Chalmers Conferences, 9th European Conference on Mathematical and Theoretical Biology

Stochastic stability of a compound cell-cycle model
Joanna Tyrcha, John Hertz

Last modified: 2014-03-31


We update a stochastic cell-cycle model (Tyson and Hannsgen 1986) to incorporate features of the START transition observed more recently in budding yeast.  The original model divided the cycle into two parts: a one of random duration, denoted A, and one of fixed duration, denoted B.   It assumed exponential growth and a rate of transition from A to B that was a constant, p, provided the size exceeded a fixed threshold.  Stability of the cell size distribution could be proved, provided the size-doubling time was greater than the total mean time between divisions (Tyrcha 1988).  However, Di Talia et al (2007) found that START in budding yeast proceeds in two distinct steps, both of which are stochastic.  In the first, which is size-controlled through Cln3 concentration, Whi5 leaves the nucleus.  In the second, which is size-independent, a feedback loop is established in which Cln1 and Cln2 promote their own expression.

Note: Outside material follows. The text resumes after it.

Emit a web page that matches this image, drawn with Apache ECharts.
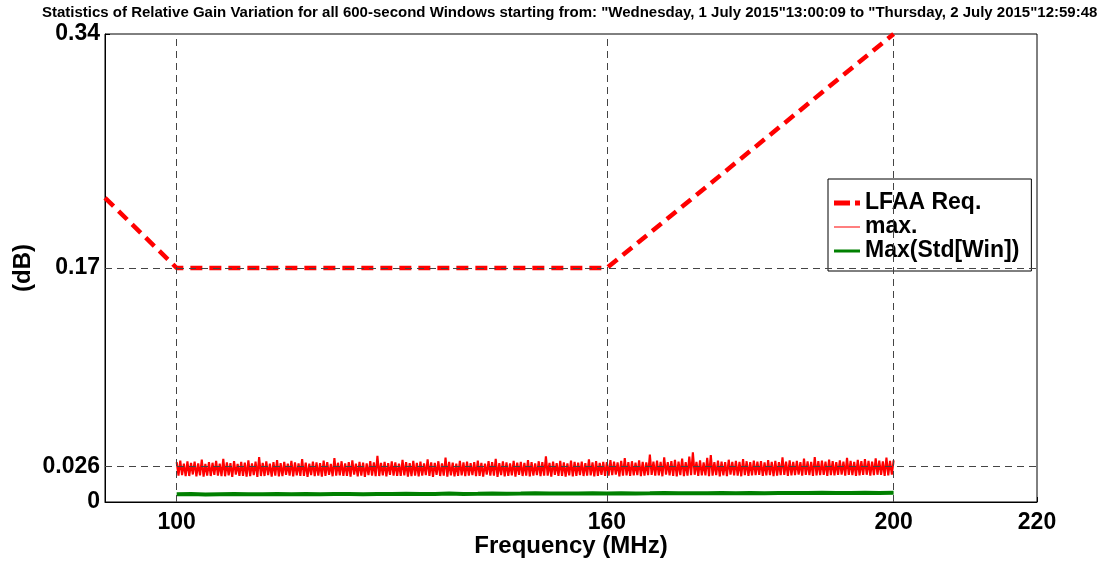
<!DOCTYPE html>
<html><head><meta charset="utf-8">
<script src="https://cdn.jsdelivr.net/npm/echarts@6/dist/echarts.min.js"></script>
<style>html,body{margin:0;padding:0;background:#fff}#c{width:1107px;height:561px}</style>
</head><body><div id="c"></div>
<script>
const titleText = 'Statistics of Relative Gain Variation for all 600-second Windows starting from: "Wednesday, 1 July 2015"13:00:09 to "Thursday, 2 July 2015"12:59:48';
const xTicks = [100, 160, 200, 220];
const yTicks = [0, 0.026, 0.17, 0.34];
const reqFreq = [90, 100, 160, 200];
const reqVal = [0.221, 0.17, 0.17, 0.34];
const maxStart = 100, maxStep = 0.25;
const maxVal = [
0.0289,0.0192,0.0301,0.0195,0.0278,0.0188,0.0296,0.0189,0.0284,0.0200,0.0293,0.0186,0.0281,0.0193,0.0308,0.0184,0.0276,0.0191,0.0290,0.0189,
0.0285,0.0197,0.0299,0.0191,0.0279,0.0188,0.0314,0.0187,0.0288,0.0194,0.0282,0.0183,0.0297,0.0199,0.0277,0.0190,0.0291,0.0190,0.0286,0.0185,
0.0302,0.0188,0.0280,0.0196,0.0293,0.0182,0.0327,0.0189,0.0284,0.0189,0.0295,0.0195,0.0279,0.0184,0.0289,0.0191,0.0305,0.0187,0.0283,0.0188,
0.0292,0.0198,0.0278,0.0191,0.0298,0.0186,0.0287,0.0193,0.0281,0.0190,0.0311,0.0189,0.0286,0.0183,0.0279,0.0196,0.0294,0.0188,0.0288,0.0192,
0.0283,0.0185,0.0300,0.0189,0.0290,0.0197,0.0276,0.0187,0.0319,0.0192,0.0285,0.0194,0.0296,0.0190,0.0281,0.0190,0.0289,0.0184,0.0303,0.0199,
0.0279,0.0187,0.0292,0.0191,0.0286,0.0183,0.0280,0.0195,0.0297,0.0191,0.0288,0.0188,0.0336,0.0189,0.0284,0.0193,0.0291,0.0186,0.0282,0.0198,
0.0295,0.0192,0.0287,0.0190,0.0279,0.0190,0.0306,0.0194,0.0290,0.0185,0.0283,0.0188,0.0299,0.0192,0.0285,0.0187,0.0293,0.0191,0.0281,0.0196,
0.0309,0.0189,0.0288,0.0183,0.0284,0.0197,0.0296,0.0189,0.0280,0.0191,0.0322,0.0184,0.0291,0.0194,0.0286,0.0186,0.0278,0.0190,0.0298,0.0193,
0.0287,0.0188,0.0294,0.0192,0.0283,0.0195,0.0290,0.0188,0.0301,0.0190,0.0285,0.0185,0.0279,0.0199,0.0297,0.0191,0.0289,0.0192,0.0313,0.0183,
0.0282,0.0196,0.0295,0.0187,0.0288,0.0190,0.0280,0.0193,0.0299,0.0184,0.0286,0.0198,0.0292,0.0189,0.0284,0.0191,0.0304,0.0186,0.0290,0.0192,
0.0281,0.0195,0.0296,0.0188,0.0289,0.0191,0.0331,0.0192,0.0285,0.0185,0.0293,0.0197,0.0282,0.0190,0.0298,0.0190,0.0287,0.0184,0.0280,0.0194,
0.0300,0.0187,0.0291,0.0189,0.0286,0.0196,0.0294,0.0189,0.0283,0.0192,0.0310,0.0193,0.0288,0.0186,0.0297,0.0190,0.0284,0.0198,0.0292,0.0189,
0.0289,0.0192,0.0305,0.0195,0.0293,0.0199,0.0287,0.0187,0.0299,0.0191,0.0318,0.0194,0.0290,0.0189,0.0296,0.0193,0.0286,0.0196,0.0302,0.0188,
0.0292,0.0191,0.0288,0.0195,0.0344,0.0197,0.0294,0.0192,0.0300,0.0193,0.0291,0.0187,0.0325,0.0199,0.0289,0.0194,0.0297,0.0190,0.0306,0.0186,
0.0293,0.0195,0.0316,0.0188,0.0290,0.0192,0.0330,0.0195,0.0360,0.0198,0.0292,0.0189,0.0303,0.0193,0.0288,0.0194,0.0321,0.0187,0.0341,0.0191,
0.0290,0.0196,0.0300,0.0186,0.0294,0.0193,0.0289,0.0188,0.0307,0.0199,0.0292,0.0194,0.0298,0.0192,0.0291,0.0187,0.0312,0.0195,0.0296,0.0189,
0.0289,0.0193,0.0301,0.0196,0.0293,0.0198,0.0297,0.0190,0.0288,0.0194,0.0305,0.0196,0.0292,0.0188,0.0299,0.0192,0.0290,0.0195,0.0324,0.0197,
0.0294,0.0189,0.0302,0.0194,0.0291,0.0196,0.0298,0.0199,0.0289,0.0191,0.0315,0.0197,0.0295,0.0195,0.0292,0.0189,0.0327,0.0193,0.0296,0.0196,
0.0300,0.0197,0.0293,0.0190,0.0308,0.0195,0.0297,0.0194,0.0290,0.0198,0.0303,0.0199,0.0294,0.0191,0.0320,0.0197,0.0299,0.0196,0.0292,0.0190,
0.0306,0.0193,0.0296,0.0197,0.0312,0.0198,0.0299,0.0191,0.0293,0.0195,0.0317,0.0198,0.0301,0.0197,0.0295,0.0190,0.0323,0.0194,0.0298,0.0199,
0.0302
];
// Max(Std[Win]) series: frequency 100..200 MHz, step 2 MHz
const stdStart = 100, stdStep = 2;
const stdVal = [
0.0056,0.0058,0.0055,0.0057,0.0058,0.0056,0.0057,0.0059,0.0056,0.0058,
0.0057,0.0059,0.0058,0.0057,0.0059,0.0058,0.0060,0.0058,0.0059,0.0061,
0.0059,0.0060,0.0062,0.0060,0.0061,0.0063,0.0061,0.0062,0.0061,0.0063,
0.0062,0.0064,0.0062,0.0063,0.0065,0.0063,0.0064,0.0063,0.0065,0.0064,
0.0066,0.0064,0.0065,0.0066,0.0065,0.0067,0.0065,0.0066,0.0067,0.0066,
0.0067
];

const reqData = reqFreq.map((f, i) => [f, reqVal[i]]);
const maxData = maxVal.map((v, i) => [maxStart + i * maxStep, v]);
const stdData = stdVal.map((v, i) => [stdStart + i * stdStep, v]);

const F = 'Liberation Sans, Arial, Helvetica, sans-serif';
const chart = echarts.init(document.getElementById('c'), null, {renderer: 'canvas'});
const gridLine = {color: '#444', type: [7, 5], width: 1};
const legText = {fontFamily: F, fontSize: 23, fontWeight: 'bold', color: '#000'};
chart.setOption({
  animation: false,
  backgroundColor: '#fff',
  title: {
    text: titleText, left: 37, top: 0,
    textStyle: {fontFamily: F, fontSize: 15, fontWeight: 'bold', color: '#000'}
  },
  grid: {left: 105, right: 70, top: 34, bottom: 59, outerBoundsMode: 'none', containLabel: false,
    show: true, borderColor: '#000', borderWidth: 1, backgroundColor: 'transparent'},
  legend: {
    data: [
      {name: 'LFAA Req.', icon: 'path://M0,0H16V5H0Z M21,0H26V5H21Z'},
      {name: 'max.', icon: 'path://M0,2H26V3H0Z M0,0H0.01V0.01H0Z M26,5H25.99V4.99H26Z'},
      {name: 'Max(Std[Win])', icon: 'path://M0,1H26V4H0Z M0,0H0.01V0.01H0Z M26,5H25.99V4.99H26Z'}
    ],
    orient: 'vertical', left: 828, top: 179,
    backgroundColor: '#fff', borderColor: '#000', borderWidth: 1,
    padding: [12, 12, 8, 6], itemGap: 0, itemWidth: 26, itemHeight: 5,
    textStyle: Object.assign({}, legText, {lineHeight: 24})
  },
  xAxis: {
    type: 'value', min: 90, max: 220,
    name: 'Frequency (MHz)', nameLocation: 'middle', nameGap: 32, nameMoveOverlap: false,
    nameTextStyle: {fontFamily: F, fontSize: 24, fontWeight: 'bold', color: '#000'},
    axisLine: {show: true, onZero: false, lineStyle: {color: '#000', width: 1}},
    axisTick: {show: true, inside: true, length: 5, customValues: xTicks, lineStyle: {color: '#000'}},
    axisLabel: {customValues: xTicks, fontFamily: F, fontSize: 23, fontWeight: 'bold', color: '#000', margin: 9},
    splitLine: {show: false}
  },
  yAxis: {
    type: 'value', min: 0, max: 0.34,
    name: '(dB)', nameLocation: 'middle', nameGap: 70, nameMoveOverlap: false,
    nameTextStyle: {fontFamily: F, fontSize: 24, fontWeight: 'bold', color: '#000'},
    axisLine: {show: true, onZero: false, lineStyle: {color: '#000', width: 1}},
    axisTick: {show: true, inside: true, length: 5, customValues: yTicks, lineStyle: {color: '#000'}},
    axisLabel: {customValues: yTicks, fontFamily: F, fontSize: 23, fontWeight: 'bold', color: '#000', margin: 5,
      padding: [4, 0, 0, 0], formatter: v => String(v)},
    splitLine: {show: false}
  },
  series: [
    {
      name: 'grid', type: 'line', data: [], z: 1, silent: true,
      markLine: {
        silent: true, symbol: 'none', label: {show: false}, animation: false, precision: 6,
        lineStyle: gridLine,
        data: [{xAxis: 100}, {xAxis: 160}, {xAxis: 200}, {yAxis: 0.17}, {yAxis: 0.026}]
      }
    },
    {
      name: 'max.', type: 'line', data: maxData, z: 3, showSymbol: false, symbol: 'none',
      lineStyle: {color: '#ff0000', width: 2.1}, itemStyle: {color: '#ff0000'}
    },
    {
      name: 'Max(Std[Win])', type: 'line', data: stdData, z: 3, showSymbol: false, symbol: 'none',
      lineStyle: {color: '#008000', width: 4}, itemStyle: {color: '#008000'}
    },
    {
      name: 'LFAA Req.', type: 'line', data: reqData, z: 4, showSymbol: false, symbol: 'none',
      lineStyle: {color: '#ff0000', width: 4.5, type: [12, 7]}, itemStyle: {color: '#ff0000'}
    }
  ]
});
</script>
</body></html>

Earlier theoretical work had showed that stability was not possible in a model with exponential growth lacking size control, raising the question of the stability of a system with both size-dependent and size-independent stochastic transitions.  Therefore, in the work reported here, we extended the original model to include a second, size-independent, random step.  Part A of the cycle now represents G1 phase up to and including the size-dependent part of START, and part B is the rest of the cell cycle up to division, including the size-independent part of START, the duration of which is assumed to have a distribution w(TB).  We explored the conditions w(TB) must satisfy in order that the cell size distribution be stable in the limit of a large number of generations.

A key object in the analysis is the kernel K(x,y) that relates the probability density of the cell size y in one generation to the corresponding probability density of the size x in the next.   In our extended model, it can be written as an integral of a kernel K(x,y|TB) conditional on a given TB over the distribution of TB.  This fact allowed us to follow the method used by Tyrcha (1988) for the Tyson-Hannsgen model, employing a theorem of Lasota and Mackey (1984) to show that the stationary distribution is stable if the quantity 2-h <exp hkTB>p/(p-kh) < 1 for some h<1, where k is the growth rate.  This condition is satisfied if the mean of TB is finite and the mean time between divisions is smaller than the size-doubling time.  This result can be generalized to any model in which the transition rate function r(x) has a nonzero positive lower bound as the size x goes to infinity.  The treatment described so far assumes equal mother and daughter sizes, as in the original Tyson-Hannsgen model, but it can be extended to allow unequal sizes.